• **AIM**
Repeat the listing word for word. No pictures belong in the copy.

• **DATASET SECTION**
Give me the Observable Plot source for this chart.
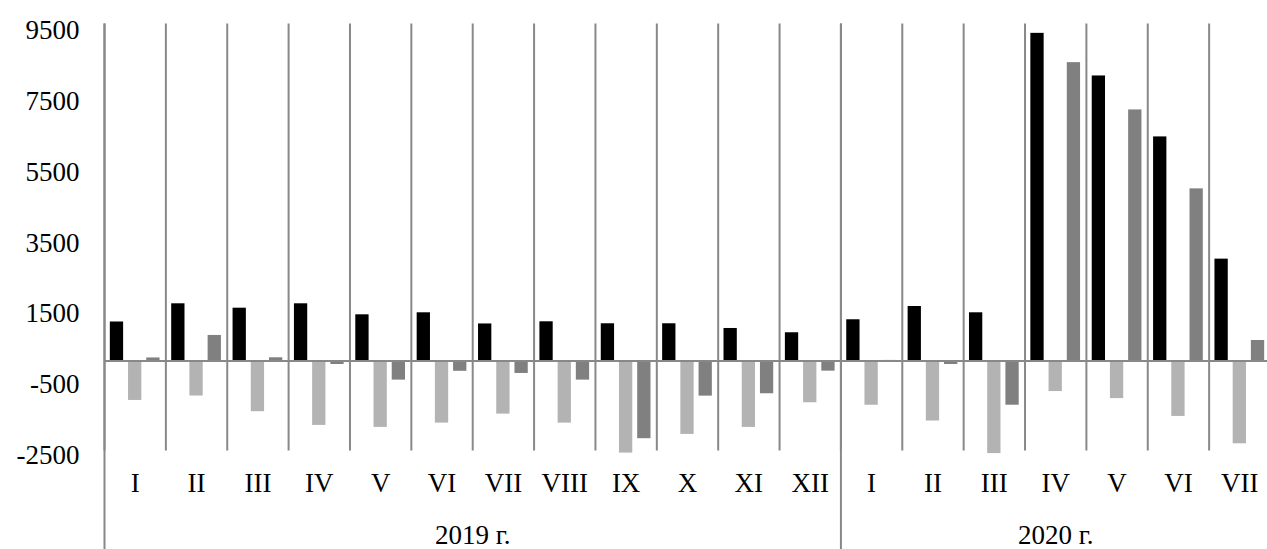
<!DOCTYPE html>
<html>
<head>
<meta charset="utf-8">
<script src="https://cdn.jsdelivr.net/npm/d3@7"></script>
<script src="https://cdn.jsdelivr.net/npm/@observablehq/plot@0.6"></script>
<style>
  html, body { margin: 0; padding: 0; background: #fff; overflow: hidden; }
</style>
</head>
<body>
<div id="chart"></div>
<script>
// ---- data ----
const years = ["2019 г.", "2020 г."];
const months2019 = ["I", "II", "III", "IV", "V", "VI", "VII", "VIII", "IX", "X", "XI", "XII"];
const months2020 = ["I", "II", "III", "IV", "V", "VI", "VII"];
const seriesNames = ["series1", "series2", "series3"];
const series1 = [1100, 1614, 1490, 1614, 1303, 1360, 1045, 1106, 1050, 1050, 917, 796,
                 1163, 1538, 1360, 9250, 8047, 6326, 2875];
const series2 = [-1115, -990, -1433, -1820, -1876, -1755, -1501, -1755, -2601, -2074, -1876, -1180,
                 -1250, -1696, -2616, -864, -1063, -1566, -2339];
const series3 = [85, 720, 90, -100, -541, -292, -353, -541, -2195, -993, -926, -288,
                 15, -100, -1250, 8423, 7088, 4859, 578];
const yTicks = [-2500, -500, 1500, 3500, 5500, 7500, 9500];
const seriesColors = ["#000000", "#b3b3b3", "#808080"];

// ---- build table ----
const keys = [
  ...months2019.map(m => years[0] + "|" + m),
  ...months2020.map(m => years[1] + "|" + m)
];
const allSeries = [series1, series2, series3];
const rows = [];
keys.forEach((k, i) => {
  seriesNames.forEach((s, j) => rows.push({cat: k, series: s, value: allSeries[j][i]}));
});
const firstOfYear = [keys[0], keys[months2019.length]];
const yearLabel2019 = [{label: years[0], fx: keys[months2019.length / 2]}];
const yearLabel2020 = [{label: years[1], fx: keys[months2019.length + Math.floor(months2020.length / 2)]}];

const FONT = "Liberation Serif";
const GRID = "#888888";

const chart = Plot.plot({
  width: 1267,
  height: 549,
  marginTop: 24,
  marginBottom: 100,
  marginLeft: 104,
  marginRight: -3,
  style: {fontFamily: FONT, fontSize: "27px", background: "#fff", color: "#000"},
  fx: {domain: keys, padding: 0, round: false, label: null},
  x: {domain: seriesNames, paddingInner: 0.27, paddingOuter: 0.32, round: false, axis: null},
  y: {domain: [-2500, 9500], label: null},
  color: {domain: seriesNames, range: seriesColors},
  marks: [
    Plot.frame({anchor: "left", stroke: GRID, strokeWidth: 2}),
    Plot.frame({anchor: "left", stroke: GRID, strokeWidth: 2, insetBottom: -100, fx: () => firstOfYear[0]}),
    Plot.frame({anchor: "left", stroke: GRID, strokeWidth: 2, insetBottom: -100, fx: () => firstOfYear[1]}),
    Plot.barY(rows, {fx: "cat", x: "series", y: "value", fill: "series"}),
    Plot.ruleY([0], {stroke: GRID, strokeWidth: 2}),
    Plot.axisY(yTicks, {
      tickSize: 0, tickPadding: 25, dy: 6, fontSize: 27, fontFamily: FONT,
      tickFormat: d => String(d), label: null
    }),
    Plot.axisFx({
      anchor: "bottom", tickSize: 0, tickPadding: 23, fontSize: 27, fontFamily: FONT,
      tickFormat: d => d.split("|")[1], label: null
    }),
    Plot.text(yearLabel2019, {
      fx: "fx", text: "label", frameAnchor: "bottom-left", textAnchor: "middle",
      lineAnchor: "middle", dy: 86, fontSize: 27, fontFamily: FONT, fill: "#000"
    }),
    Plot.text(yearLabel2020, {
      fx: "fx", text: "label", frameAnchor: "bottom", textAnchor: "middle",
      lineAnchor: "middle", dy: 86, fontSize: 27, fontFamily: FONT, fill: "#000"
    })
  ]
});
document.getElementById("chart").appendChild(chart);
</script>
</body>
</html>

• **SOLUTION FOR THIS EXERCISE**
Give me the Observable Plot source for this chart.
<!DOCTYPE html>
<html>
<head>
<meta charset="utf-8">
<script src="https://cdn.jsdelivr.net/npm/d3@7"></script>
<script src="https://cdn.jsdelivr.net/npm/@observablehq/plot@0.6"></script>
<style>
  html, body { margin: 0; padding: 0; background: #fff; overflow: hidden; }
</style>
</head>
<body>
<div id="chart"></div>
<script>
// ---- data ----
const years = ["2019 г.", "2020 г."];
const months2019 = ["I", "II", "III", "IV", "V", "VI", "VII", "VIII", "IX", "X", "XI", "XII"];
const months2020 = ["I", "II", "III", "IV", "V", "VI", "VII"];
const seriesNames = ["series1", "series2", "series3"];
const series1 = [1100, 1614, 1490, 1614, 1303, 1360, 1045, 1106, 1050, 1050, 917, 796,
                 1163, 1538, 1360, 9250, 8047, 6326, 2875];
const series2 = [-1115, -990, -1433, -1820, -1876, -1755, -1501, -1755, -2601, -2074, -1876, -1180,
                 -1250, -1696, -2616, -864, -1063, -1566, -2339];
const series3 = [85, 720, 90, -100, -541, -292, -353, -541, -2195, -993, -926, -288,
                 15, -100, -1250, 8423, 7088, 4859, 578];
const yTicks = [-2500, -500, 1500, 3500, 5500, 7500, 9500];
const seriesColors = ["#000000", "#b3b3b3", "#808080"];

// ---- build table ----
const keys = [
  ...months2019.map(m => years[0] + "|" + m),
  ...months2020.map(m => years[1] + "|" + m)
];
const allSeries = [series1, series2, series3];
const rows = [];
keys.forEach((k, i) => {
  seriesNames.forEach((s, j) => rows.push({cat: k, series: s, value: allSeries[j][i]}));
});
const firstOfYear = [keys[0], keys[months2019.length]];
const yearLabel2019 = [{label: years[0], fx: keys[months2019.length / 2]}];
const yearLabel2020 = [{label: years[1], fx: keys[months2019.length + Math.floor(months2020.length / 2)]}];

const FONT = "Liberation Serif";
const GRID = "#888888";

const chart = Plot.plot({
  width: 1267,
  height: 549,
  marginTop: 24,
  marginBottom: 100,
  marginLeft: 104,
  marginRight: -3,
  style: {fontFamily: FONT, fontSize: "27px", background: "#fff", color: "#000"},
  fx: {domain: keys, padding: 0, round: false, label: null},
  x: {domain: seriesNames, paddingInner: 0.27, paddingOuter: 0.32, round: false, axis: null},
  y: {domain: [-2500, 9500], label: null},
  color: {domain: seriesNames, range: seriesColors},
  marks: [
    Plot.frame({anchor: "left", stroke: GRID, strokeWidth: 2}),
    Plot.frame({anchor: "left", stroke: GRID, strokeWidth: 2, insetBottom: -100, fx: () => firstOfYear[0]}),
    Plot.frame({anchor: "left", stroke: GRID, strokeWidth: 2, insetBottom: -100, fx: () => firstOfYear[1]}),
    Plot.barY(rows, {fx: "cat", x: "series", y: "value", fill: "series"}),
    Plot.ruleY([0], {stroke: GRID, strokeWidth: 2}),
    Plot.axisY(yTicks, {
      tickSize: 0, tickPadding: 25, dy: 6, fontSize: 27, fontFamily: FONT,
      tickFormat: d => String(d), label: null
    }),
    Plot.axisFx({
      anchor: "bottom", tickSize: 0, tickPadding: 23, fontSize: 27, fontFamily: FONT,
      tickFormat: d => d.split("|")[1], label: null
    }),
    Plot.text(yearLabel2019, {
      fx: "fx", text: "label", frameAnchor: "bottom-left", textAnchor: "middle",
      lineAnchor: "middle", dy: 86, fontSize: 27, fontFamily: FONT, fill: "#000"
    }),
    Plot.text(yearLabel2020, {
      fx: "fx", text: "label", frameAnchor: "bottom", textAnchor: "middle",
      lineAnchor: "middle", dy: 86, fontSize: 27, fontFamily: FONT, fill: "#000"
    })
  ]
});
document.getElementById("chart").appendChild(chart);
</script>
</body>
</html>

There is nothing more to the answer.